What the task asks
Give back exactly the lines from the beginning of the listing below to the line holding "e=document.createElementNS(NS,tag);for(const k in", both ends included; the pictures stay out.

Raw data
>>>>>

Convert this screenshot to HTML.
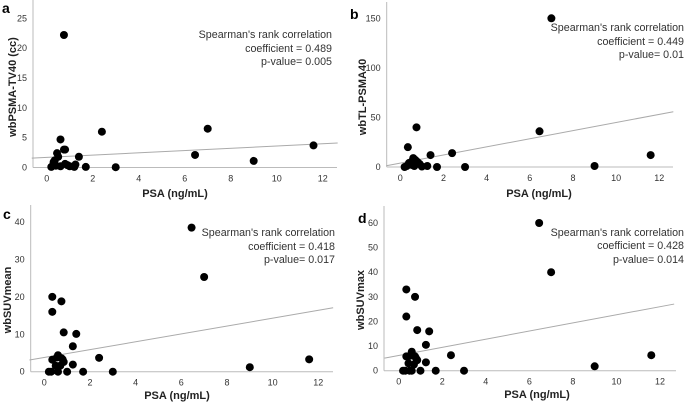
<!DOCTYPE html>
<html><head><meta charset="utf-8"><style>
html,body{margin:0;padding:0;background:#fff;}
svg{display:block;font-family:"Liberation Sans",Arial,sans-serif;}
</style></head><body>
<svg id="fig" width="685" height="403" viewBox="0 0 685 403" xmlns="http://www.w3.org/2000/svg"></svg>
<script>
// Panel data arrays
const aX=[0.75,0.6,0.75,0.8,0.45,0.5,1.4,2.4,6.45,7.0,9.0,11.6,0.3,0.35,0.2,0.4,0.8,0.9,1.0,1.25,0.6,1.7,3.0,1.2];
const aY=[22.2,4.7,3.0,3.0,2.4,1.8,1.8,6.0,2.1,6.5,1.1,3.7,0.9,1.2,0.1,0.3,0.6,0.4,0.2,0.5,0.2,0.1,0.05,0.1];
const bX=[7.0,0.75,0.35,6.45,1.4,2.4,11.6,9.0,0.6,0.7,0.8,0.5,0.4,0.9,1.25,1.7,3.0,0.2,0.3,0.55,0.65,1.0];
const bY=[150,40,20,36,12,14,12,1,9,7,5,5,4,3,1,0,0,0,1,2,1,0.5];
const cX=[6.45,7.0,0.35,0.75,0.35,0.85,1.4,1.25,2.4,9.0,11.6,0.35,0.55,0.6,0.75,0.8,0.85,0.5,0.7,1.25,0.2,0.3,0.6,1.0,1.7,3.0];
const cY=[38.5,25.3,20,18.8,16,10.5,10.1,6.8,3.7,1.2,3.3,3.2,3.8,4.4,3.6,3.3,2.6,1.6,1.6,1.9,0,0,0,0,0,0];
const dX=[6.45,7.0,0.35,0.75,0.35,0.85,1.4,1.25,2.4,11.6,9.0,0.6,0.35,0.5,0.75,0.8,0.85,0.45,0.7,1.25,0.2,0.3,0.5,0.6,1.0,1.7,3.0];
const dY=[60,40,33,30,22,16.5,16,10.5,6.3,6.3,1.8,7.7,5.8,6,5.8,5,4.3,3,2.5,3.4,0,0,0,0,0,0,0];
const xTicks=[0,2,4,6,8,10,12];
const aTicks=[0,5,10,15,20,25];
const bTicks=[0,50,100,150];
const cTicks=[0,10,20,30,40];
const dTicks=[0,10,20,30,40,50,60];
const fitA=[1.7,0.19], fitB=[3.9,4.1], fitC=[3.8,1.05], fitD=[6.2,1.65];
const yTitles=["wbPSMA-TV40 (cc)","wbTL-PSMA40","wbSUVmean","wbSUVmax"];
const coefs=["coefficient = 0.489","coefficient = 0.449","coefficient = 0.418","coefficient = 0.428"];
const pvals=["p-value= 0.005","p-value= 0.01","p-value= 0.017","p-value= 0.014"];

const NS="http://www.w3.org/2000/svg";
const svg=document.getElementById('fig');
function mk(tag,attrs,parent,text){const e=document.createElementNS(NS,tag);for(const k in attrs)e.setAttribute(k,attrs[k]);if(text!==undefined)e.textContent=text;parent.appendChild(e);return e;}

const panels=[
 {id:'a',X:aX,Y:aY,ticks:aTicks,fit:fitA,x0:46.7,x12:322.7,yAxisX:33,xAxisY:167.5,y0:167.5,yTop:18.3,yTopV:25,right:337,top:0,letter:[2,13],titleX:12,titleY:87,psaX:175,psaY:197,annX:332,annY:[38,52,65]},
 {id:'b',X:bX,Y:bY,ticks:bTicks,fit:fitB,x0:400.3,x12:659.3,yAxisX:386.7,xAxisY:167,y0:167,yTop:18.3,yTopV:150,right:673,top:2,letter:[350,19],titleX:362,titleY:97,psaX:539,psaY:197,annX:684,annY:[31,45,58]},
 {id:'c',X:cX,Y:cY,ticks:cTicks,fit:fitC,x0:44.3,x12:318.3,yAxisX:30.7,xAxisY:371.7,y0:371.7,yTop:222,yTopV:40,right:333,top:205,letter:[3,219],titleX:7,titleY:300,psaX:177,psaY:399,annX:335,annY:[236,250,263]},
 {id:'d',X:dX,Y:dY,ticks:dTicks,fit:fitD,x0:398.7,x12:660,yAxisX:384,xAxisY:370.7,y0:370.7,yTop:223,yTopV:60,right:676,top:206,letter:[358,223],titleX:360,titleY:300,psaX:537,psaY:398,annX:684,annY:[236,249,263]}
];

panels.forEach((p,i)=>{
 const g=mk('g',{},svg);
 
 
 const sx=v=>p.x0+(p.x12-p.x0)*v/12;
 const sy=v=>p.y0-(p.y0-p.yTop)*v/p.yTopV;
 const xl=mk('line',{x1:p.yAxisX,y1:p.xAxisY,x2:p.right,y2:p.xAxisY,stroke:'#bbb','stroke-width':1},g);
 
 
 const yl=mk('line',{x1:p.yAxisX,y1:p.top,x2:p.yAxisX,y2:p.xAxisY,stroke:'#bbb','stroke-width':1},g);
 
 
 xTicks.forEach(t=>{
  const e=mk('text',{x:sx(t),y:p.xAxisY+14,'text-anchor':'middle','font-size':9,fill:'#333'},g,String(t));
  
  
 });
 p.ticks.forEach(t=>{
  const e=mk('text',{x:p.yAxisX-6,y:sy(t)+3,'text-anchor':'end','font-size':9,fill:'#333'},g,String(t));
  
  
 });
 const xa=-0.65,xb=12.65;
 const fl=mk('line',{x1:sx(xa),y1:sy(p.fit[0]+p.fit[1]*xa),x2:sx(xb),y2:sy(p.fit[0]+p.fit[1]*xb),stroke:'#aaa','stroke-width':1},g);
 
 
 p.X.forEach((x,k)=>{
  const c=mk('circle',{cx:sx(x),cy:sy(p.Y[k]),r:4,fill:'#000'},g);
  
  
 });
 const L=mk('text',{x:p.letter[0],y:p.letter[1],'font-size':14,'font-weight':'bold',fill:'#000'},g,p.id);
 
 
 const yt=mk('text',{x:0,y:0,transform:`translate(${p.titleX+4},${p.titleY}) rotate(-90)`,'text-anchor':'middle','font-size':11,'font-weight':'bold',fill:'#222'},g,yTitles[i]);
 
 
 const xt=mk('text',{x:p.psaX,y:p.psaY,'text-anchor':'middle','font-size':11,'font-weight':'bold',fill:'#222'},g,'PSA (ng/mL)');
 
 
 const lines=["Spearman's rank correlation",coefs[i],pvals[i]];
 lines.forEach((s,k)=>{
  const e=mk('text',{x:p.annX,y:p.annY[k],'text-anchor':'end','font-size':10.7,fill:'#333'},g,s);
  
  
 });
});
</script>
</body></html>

<<<<<

Solution to this task
Convert this screenshot to HTML.
<!DOCTYPE html>
<html><head><meta charset="utf-8"><style>
html,body{margin:0;padding:0;background:#fff;}
svg{display:block;font-family:"Liberation Sans",Arial,sans-serif;}
</style></head><body>
<svg id="fig" width="685" height="403" viewBox="0 0 685 403" xmlns="http://www.w3.org/2000/svg"></svg>
<script>
// Panel data arrays
const aX=[0.75,0.6,0.75,0.8,0.45,0.5,1.4,2.4,6.45,7.0,9.0,11.6,0.3,0.35,0.2,0.4,0.8,0.9,1.0,1.25,0.6,1.7,3.0,1.2];
const aY=[22.2,4.7,3.0,3.0,2.4,1.8,1.8,6.0,2.1,6.5,1.1,3.7,0.9,1.2,0.1,0.3,0.6,0.4,0.2,0.5,0.2,0.1,0.05,0.1];
const bX=[7.0,0.75,0.35,6.45,1.4,2.4,11.6,9.0,0.6,0.7,0.8,0.5,0.4,0.9,1.25,1.7,3.0,0.2,0.3,0.55,0.65,1.0];
const bY=[150,40,20,36,12,14,12,1,9,7,5,5,4,3,1,0,0,0,1,2,1,0.5];
const cX=[6.45,7.0,0.35,0.75,0.35,0.85,1.4,1.25,2.4,9.0,11.6,0.35,0.55,0.6,0.75,0.8,0.85,0.5,0.7,1.25,0.2,0.3,0.6,1.0,1.7,3.0];
const cY=[38.5,25.3,20,18.8,16,10.5,10.1,6.8,3.7,1.2,3.3,3.2,3.8,4.4,3.6,3.3,2.6,1.6,1.6,1.9,0,0,0,0,0,0];
const dX=[6.45,7.0,0.35,0.75,0.35,0.85,1.4,1.25,2.4,11.6,9.0,0.6,0.35,0.5,0.75,0.8,0.85,0.45,0.7,1.25,0.2,0.3,0.5,0.6,1.0,1.7,3.0];
const dY=[60,40,33,30,22,16.5,16,10.5,6.3,6.3,1.8,7.7,5.8,6,5.8,5,4.3,3,2.5,3.4,0,0,0,0,0,0,0];
const xTicks=[0,2,4,6,8,10,12];
const aTicks=[0,5,10,15,20,25];
const bTicks=[0,50,100,150];
const cTicks=[0,10,20,30,40];
const dTicks=[0,10,20,30,40,50,60];
const fitA=[1.7,0.19], fitB=[3.9,4.1], fitC=[3.8,1.05], fitD=[6.2,1.65];
const yTitles=["wbPSMA-TV40 (cc)","wbTL-PSMA40","wbSUVmean","wbSUVmax"];
const coefs=["coefficient = 0.489","coefficient = 0.449","coefficient = 0.418","coefficient = 0.428"];
const pvals=["p-value= 0.005","p-value= 0.01","p-value= 0.017","p-value= 0.014"];

const NS="http://www.w3.org/2000/svg";
const svg=document.getElementById('fig');
function mk(tag,attrs,parent,text){const e=document.createElementNS(NS,tag);for(const k in attrs)e.setAttribute(k,attrs[k]);if(text!==undefined)e.textContent=text;parent.appendChild(e);return e;}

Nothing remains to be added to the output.